The country risks total collapse. Therefore, the seeming liberation of Misratah appears to mark a shift in the Libyan war; the decision by Qadhafi to withdraw forces can be interpreted as either the first step toward the end of the war (for reasons explained above) or as the start of a new phase. There is a risk that the tribal leadership may be able to put pressure on the insurgents themselves in an effort to divide and conquer. So far, various Libyan elements, nit only from the East, have gathered and united along the common goal of eliminating Qadhafi. The situation might be similar to that which ensued in Afghanistan after the ousting of the Soviet forces and in Somalia after the collapse of the Said Barre dictatorship. Therefore, while the likelihood of an ultimate Qadhafi defeat has increased, in consideration of the various scenarios around Misratah, the war for Libya could last much longer still.

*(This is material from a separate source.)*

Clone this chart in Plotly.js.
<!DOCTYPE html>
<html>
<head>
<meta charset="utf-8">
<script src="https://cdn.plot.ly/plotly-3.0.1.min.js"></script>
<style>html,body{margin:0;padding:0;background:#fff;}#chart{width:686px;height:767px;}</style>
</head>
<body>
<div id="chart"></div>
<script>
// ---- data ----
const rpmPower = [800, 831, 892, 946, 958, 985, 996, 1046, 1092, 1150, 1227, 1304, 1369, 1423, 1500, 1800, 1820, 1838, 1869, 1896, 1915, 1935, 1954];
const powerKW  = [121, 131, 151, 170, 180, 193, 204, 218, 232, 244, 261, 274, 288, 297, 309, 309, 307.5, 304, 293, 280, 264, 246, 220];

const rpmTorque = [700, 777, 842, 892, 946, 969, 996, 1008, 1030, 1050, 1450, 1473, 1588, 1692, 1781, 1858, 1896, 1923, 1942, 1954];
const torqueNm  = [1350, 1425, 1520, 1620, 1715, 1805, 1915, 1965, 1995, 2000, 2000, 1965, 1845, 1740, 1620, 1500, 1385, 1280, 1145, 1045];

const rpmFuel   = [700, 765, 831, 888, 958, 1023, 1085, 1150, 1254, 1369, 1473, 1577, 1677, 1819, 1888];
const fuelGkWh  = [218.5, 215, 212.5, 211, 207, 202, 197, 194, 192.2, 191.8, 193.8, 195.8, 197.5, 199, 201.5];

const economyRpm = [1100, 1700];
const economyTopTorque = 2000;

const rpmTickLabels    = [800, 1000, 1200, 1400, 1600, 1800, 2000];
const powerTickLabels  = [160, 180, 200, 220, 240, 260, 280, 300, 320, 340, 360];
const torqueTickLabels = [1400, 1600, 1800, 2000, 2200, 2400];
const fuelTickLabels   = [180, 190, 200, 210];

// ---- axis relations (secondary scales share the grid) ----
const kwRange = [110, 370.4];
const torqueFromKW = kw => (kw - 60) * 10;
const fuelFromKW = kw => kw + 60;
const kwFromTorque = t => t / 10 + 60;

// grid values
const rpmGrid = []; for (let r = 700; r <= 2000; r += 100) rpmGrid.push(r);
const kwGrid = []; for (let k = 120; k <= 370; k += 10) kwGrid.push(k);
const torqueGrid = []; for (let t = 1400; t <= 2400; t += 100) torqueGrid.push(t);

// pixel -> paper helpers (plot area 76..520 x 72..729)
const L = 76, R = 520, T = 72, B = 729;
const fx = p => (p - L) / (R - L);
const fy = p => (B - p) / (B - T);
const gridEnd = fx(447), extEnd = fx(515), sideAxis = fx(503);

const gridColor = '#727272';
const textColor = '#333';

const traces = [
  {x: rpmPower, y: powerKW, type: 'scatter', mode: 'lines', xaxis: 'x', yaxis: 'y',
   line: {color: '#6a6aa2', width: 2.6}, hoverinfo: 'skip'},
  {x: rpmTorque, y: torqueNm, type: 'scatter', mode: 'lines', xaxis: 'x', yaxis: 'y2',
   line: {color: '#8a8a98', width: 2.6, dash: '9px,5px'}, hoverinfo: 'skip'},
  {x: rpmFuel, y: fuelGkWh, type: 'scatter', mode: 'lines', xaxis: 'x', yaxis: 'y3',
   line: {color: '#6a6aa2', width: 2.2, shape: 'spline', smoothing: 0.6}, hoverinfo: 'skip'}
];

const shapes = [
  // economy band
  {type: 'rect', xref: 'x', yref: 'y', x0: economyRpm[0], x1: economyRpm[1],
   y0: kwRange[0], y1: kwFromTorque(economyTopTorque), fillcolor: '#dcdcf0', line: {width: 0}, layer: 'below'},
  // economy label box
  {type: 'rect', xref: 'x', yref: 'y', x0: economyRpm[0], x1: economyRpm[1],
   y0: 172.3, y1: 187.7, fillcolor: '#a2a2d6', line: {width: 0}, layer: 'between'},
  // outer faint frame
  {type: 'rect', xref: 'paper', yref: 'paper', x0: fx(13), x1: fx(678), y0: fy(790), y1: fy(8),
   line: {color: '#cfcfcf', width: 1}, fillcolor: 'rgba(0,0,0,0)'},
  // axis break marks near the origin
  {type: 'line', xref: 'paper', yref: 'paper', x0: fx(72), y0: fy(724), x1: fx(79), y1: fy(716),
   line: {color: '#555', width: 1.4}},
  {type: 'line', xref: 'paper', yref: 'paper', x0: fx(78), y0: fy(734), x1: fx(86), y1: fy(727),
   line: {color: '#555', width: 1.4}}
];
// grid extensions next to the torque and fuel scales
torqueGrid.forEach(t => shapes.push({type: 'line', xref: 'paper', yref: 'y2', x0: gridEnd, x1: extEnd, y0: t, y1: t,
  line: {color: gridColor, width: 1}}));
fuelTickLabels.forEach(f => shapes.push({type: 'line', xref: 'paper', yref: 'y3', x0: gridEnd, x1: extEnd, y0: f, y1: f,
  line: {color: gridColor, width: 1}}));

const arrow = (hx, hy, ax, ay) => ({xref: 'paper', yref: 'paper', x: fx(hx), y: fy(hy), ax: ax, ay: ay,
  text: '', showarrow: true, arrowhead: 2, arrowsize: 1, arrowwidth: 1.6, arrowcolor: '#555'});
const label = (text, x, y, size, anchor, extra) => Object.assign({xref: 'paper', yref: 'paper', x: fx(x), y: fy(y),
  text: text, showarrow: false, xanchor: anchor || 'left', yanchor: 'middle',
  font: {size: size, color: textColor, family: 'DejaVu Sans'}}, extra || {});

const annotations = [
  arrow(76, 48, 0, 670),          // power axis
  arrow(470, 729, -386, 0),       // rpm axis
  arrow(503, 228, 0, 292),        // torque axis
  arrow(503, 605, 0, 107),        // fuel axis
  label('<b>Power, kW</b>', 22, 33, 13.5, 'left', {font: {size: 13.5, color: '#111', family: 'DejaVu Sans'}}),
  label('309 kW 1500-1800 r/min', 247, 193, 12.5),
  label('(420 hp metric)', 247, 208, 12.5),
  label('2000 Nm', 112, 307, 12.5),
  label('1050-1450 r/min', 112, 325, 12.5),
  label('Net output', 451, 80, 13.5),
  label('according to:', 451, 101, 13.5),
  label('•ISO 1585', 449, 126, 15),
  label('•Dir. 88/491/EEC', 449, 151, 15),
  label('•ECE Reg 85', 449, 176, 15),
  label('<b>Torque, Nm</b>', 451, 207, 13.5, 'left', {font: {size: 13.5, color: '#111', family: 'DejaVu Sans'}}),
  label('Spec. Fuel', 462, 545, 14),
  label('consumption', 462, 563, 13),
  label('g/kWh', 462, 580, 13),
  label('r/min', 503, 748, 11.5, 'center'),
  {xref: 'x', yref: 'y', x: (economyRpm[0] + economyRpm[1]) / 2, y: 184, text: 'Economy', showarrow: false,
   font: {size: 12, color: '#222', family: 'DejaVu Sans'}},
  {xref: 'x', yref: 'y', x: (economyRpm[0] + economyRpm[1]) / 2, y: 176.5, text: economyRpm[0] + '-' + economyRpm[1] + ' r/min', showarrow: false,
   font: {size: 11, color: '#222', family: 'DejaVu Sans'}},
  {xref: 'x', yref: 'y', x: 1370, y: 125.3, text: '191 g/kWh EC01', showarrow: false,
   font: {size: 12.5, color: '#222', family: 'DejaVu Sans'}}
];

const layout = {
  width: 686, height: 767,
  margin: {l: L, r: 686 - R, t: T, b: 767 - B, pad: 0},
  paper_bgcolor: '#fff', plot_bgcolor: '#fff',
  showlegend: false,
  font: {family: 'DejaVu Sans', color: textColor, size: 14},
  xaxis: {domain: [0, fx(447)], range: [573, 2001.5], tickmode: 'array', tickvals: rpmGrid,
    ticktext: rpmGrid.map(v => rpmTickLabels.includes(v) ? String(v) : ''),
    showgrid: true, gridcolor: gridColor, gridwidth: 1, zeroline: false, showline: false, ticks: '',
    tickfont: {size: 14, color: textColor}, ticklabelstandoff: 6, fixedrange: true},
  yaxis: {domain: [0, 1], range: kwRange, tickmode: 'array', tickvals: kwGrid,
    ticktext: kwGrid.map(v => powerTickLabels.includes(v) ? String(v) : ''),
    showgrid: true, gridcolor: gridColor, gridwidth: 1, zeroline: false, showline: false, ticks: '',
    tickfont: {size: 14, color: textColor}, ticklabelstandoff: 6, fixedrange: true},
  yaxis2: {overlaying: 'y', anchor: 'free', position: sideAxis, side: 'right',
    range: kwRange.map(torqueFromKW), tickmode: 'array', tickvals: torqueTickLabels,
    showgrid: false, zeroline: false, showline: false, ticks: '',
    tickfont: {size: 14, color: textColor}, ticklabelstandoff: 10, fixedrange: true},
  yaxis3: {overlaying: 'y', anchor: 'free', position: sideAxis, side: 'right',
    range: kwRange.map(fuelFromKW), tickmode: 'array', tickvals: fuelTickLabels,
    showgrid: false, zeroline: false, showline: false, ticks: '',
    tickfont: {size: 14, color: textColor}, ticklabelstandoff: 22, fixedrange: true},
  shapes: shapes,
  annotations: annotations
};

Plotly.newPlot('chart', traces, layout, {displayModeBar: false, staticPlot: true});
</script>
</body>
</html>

Qadhafi can still decide whether to leave ‘peacefully’ or to draw out the conflict, until NATO will no longer be able to divert the pressure to deploy ground troops. Senator McCain’s visit to Benghazi may be interpreted as a move in this direction. Of course, there is also the issue, raised in the Newnations April update, that NATO still has little understanding of the makeup of the insurgent groups. NATO has sent consultants to help train Libyan insurgents; crucially they will advise the trainers rather than participate in the training itself. This suggests that western intelligence agencies are heeding at least one of Qadhafi’s warnings, namely that the eastern insurgency includes ‘al-Qaida’ units, otherwise known as Arab Afghans, who have fought against the West in scenarios such as Bosnia, Iraq or Afghanistan in the name of Islamist ideals. Italy, France and the United States have endorsed the Transitional National Council in Benghazi; however, those fighting on the ground represent a mishmash of interests, which may well include Islamic fundamentalist ones, which NATO would be reluctant to endorse (again, the post-Soviet Afghanistan scenario). A prolonged conflict would also help solidify the division between East and West; the formation of two independent states: Cyrenaica and Tripolitania; or of a loose federated union cannot be ruled out. In this respect, the authorities of the ‘liberated’ Misratah and their actions in the next few weeks in reaching out to the Transitional Council in Benghazi or in maintaining a distance will offer more insight into the possibility of a Libyan split.